* begin DATA BLOCK *
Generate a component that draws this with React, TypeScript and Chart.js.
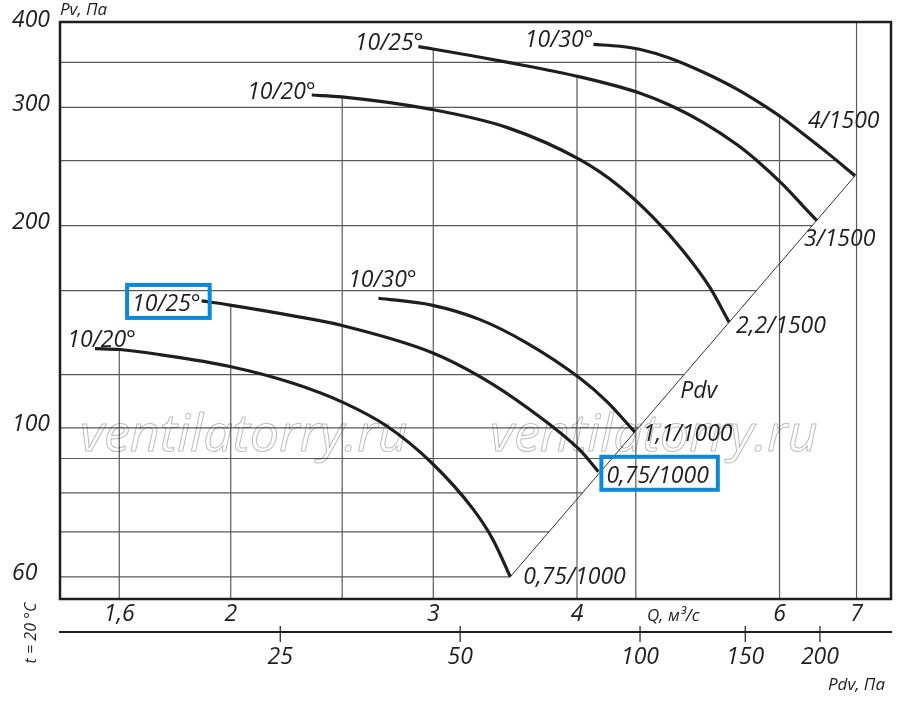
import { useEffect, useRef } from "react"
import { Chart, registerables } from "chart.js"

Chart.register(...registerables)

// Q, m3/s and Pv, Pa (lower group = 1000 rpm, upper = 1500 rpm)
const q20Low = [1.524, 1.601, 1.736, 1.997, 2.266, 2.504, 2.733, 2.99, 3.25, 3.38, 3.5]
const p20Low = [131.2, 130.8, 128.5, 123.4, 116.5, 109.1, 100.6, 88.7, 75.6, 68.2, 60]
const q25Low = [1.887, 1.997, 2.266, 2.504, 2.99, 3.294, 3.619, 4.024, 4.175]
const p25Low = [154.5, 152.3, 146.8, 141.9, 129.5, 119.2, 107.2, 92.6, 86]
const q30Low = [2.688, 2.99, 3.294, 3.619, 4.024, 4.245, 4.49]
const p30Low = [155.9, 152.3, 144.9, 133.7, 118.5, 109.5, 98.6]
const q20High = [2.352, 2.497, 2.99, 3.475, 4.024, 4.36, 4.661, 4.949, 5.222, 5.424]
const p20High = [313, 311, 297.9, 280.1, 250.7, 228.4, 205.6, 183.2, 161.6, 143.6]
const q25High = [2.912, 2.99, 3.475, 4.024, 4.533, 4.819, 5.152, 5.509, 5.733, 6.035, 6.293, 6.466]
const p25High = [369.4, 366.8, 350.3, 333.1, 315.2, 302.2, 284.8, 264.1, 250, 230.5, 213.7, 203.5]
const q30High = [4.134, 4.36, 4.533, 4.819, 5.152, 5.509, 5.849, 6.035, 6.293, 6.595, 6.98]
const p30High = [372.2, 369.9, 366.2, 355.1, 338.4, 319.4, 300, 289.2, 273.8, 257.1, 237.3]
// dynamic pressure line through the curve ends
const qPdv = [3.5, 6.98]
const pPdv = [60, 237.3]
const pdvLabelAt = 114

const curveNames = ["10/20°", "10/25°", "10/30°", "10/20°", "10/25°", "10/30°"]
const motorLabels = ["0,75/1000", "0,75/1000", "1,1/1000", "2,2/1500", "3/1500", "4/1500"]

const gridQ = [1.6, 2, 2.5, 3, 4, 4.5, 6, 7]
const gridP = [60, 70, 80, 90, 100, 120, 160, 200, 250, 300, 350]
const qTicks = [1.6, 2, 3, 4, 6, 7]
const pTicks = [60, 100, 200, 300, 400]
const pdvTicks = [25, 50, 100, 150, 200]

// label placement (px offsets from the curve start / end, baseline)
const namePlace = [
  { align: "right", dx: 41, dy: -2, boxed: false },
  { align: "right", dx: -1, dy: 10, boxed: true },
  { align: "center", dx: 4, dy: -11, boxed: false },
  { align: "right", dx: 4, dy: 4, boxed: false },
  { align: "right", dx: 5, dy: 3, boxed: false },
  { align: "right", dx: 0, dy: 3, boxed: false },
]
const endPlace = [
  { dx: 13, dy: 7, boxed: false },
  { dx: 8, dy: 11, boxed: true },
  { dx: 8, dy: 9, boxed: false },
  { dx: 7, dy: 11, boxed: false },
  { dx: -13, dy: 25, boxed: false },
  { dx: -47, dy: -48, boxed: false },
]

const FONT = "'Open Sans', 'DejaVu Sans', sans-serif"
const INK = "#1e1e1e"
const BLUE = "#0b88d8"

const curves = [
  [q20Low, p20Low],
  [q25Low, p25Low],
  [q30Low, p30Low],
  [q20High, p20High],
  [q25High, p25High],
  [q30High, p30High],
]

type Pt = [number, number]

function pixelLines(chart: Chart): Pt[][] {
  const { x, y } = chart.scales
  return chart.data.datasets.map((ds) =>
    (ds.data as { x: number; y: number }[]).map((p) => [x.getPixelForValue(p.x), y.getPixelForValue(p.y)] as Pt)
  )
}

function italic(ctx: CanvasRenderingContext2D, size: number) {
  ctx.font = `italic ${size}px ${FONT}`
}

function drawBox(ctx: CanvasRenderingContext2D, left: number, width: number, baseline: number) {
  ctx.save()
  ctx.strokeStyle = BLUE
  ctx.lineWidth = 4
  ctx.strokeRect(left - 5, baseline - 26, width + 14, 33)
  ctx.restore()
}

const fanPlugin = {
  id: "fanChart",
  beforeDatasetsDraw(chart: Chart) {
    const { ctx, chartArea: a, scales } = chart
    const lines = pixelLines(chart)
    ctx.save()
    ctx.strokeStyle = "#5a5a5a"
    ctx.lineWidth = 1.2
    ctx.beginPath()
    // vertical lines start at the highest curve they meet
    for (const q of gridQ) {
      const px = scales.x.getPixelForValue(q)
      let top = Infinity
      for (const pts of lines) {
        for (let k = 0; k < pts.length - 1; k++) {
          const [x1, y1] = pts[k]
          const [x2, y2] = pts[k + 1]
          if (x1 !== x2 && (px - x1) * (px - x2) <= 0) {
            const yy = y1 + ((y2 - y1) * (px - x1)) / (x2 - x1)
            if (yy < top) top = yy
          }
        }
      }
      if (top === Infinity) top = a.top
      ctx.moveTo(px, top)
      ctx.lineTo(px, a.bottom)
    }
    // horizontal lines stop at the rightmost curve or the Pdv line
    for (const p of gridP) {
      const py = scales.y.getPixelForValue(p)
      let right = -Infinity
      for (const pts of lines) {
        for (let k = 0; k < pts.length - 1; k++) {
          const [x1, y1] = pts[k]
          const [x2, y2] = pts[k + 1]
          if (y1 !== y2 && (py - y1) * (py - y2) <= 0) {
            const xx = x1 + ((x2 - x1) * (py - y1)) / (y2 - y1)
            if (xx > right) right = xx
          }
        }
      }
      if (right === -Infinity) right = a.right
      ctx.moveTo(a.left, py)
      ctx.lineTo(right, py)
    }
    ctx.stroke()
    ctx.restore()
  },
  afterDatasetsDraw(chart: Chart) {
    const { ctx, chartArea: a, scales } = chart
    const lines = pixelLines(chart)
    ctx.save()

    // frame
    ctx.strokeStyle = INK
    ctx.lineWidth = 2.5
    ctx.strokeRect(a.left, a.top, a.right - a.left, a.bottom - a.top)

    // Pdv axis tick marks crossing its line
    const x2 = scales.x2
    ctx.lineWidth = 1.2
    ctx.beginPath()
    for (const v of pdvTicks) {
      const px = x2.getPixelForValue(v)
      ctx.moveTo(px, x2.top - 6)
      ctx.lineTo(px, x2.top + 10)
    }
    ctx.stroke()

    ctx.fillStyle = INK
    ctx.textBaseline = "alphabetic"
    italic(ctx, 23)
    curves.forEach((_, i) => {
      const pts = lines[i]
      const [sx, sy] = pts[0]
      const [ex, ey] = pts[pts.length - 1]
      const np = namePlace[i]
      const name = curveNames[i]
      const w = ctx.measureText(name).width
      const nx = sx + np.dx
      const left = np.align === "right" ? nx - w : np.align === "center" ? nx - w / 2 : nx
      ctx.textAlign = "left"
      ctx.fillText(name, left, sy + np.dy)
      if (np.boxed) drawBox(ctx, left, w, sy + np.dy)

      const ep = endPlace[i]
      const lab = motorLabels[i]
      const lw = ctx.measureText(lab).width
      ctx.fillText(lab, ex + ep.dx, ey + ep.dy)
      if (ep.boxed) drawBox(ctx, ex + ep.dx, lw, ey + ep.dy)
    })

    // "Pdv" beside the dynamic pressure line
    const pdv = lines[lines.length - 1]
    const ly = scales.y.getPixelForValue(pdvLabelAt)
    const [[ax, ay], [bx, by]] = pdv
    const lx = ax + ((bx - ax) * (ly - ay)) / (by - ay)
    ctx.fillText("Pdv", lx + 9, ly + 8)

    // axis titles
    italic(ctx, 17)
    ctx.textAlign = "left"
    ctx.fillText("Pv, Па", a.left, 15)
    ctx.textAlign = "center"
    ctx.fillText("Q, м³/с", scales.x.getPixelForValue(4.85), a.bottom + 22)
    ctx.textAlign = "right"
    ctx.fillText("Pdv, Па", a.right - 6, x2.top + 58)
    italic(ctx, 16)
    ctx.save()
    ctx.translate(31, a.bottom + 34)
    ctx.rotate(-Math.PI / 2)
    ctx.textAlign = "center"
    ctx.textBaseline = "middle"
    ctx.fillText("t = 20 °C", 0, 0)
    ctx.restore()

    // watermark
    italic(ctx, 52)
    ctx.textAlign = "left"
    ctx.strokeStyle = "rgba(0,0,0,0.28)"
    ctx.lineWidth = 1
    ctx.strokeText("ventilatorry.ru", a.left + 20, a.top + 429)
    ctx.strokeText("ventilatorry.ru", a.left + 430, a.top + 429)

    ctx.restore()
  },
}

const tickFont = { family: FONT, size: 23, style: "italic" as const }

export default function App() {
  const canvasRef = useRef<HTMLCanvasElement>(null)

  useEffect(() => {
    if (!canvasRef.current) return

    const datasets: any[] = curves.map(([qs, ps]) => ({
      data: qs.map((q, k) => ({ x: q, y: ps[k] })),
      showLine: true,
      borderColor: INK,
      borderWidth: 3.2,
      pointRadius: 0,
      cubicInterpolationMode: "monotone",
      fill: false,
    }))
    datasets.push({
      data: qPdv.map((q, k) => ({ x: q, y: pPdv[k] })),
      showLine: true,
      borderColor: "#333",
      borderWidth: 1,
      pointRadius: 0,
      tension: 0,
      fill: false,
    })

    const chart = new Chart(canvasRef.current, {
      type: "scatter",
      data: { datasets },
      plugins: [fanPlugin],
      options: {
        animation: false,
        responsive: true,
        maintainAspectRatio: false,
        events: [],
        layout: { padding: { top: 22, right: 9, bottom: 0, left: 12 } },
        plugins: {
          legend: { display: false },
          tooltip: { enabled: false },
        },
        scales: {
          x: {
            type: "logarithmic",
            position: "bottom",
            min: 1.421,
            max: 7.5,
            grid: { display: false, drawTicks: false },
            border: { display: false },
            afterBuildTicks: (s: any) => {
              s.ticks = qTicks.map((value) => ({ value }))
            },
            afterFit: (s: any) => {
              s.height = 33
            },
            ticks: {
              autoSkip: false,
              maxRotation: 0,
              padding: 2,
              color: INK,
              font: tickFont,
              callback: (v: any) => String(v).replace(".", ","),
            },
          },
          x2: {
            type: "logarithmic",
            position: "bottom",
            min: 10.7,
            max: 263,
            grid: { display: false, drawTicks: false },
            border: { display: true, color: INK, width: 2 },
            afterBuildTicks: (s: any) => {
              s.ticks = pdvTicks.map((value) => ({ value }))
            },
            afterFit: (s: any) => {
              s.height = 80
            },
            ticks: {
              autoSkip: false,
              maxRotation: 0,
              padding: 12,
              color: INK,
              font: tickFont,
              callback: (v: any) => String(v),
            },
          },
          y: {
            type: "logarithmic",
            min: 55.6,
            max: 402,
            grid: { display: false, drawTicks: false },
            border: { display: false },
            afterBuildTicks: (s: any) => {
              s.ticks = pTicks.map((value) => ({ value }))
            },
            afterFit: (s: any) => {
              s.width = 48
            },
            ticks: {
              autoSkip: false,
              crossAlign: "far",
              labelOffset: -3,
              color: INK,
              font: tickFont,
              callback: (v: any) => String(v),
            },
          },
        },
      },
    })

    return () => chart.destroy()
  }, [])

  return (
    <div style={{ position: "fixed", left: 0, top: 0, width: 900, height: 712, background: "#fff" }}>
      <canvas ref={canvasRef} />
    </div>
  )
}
* end DATA BLOCK *
- **WHAT THE TASK REQUIRES**:
Copy nothing but the lines from the top of the data down to the line containing "Chart.register(...registerables)", and leave the pictures out.

- **FINISHED TASK**:
Generate a component that draws this with React, TypeScript and Chart.js.
import { useEffect, useRef } from "react"
import { Chart, registerables } from "chart.js"

Chart.register(...registerables)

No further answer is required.